▶ **Task brief**
Scan the records for the string "this"; copy each line where it occurs.

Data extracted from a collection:
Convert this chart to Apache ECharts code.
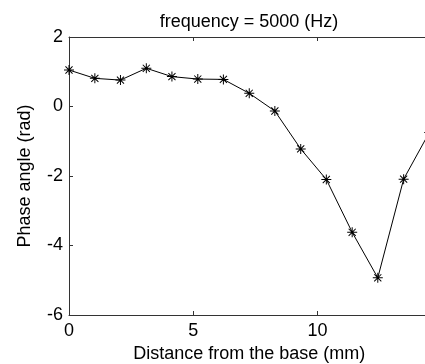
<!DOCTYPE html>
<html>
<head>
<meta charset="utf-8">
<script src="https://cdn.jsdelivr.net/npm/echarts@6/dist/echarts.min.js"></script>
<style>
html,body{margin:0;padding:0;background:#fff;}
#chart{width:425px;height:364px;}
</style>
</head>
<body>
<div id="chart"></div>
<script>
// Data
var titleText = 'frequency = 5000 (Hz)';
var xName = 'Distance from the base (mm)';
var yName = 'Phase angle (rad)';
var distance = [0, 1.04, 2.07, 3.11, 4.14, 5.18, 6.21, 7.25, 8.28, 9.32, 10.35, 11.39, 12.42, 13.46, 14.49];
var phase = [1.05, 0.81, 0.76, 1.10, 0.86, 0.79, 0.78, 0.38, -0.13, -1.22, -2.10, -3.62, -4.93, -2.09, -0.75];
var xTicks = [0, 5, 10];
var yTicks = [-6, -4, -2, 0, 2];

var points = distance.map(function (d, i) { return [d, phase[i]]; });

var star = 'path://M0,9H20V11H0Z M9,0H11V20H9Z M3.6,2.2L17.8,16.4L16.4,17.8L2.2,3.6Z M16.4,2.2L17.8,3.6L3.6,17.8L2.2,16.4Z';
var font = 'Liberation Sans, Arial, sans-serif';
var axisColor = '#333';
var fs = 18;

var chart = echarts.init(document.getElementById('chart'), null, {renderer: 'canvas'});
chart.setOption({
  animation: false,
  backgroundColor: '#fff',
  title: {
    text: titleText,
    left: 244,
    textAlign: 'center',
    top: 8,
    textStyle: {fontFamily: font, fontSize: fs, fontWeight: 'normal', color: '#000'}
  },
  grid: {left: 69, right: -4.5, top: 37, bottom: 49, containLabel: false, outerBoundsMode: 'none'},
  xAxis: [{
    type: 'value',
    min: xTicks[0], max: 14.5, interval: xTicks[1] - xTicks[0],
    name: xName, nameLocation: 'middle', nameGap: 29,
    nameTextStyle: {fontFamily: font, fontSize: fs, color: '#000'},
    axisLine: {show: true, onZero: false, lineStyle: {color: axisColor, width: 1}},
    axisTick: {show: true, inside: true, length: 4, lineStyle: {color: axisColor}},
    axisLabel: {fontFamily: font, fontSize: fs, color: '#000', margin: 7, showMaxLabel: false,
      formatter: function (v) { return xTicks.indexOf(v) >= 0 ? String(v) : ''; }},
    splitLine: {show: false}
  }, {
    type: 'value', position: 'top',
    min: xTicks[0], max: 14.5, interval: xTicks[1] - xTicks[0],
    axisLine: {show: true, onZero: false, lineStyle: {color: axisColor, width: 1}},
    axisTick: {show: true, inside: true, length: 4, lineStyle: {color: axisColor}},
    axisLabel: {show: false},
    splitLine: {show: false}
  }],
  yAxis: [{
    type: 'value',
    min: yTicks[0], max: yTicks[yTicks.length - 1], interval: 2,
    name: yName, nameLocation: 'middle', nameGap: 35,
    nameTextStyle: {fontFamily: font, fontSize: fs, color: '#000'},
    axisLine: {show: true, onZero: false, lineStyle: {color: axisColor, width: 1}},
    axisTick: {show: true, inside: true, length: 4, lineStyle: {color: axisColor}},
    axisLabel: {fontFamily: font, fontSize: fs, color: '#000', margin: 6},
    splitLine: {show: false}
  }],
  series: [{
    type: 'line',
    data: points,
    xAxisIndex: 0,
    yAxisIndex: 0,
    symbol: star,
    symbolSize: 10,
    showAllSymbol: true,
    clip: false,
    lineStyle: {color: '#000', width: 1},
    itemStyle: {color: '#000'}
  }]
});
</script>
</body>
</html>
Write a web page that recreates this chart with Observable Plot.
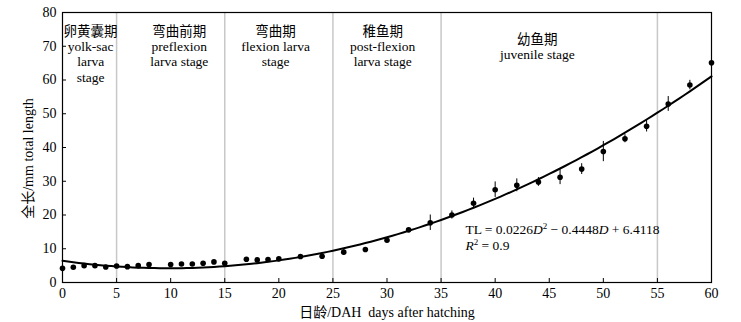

▶ **Result**
Convert this chart to Apache ECharts code.
Write a web page that recreates this chart with Observable Plot.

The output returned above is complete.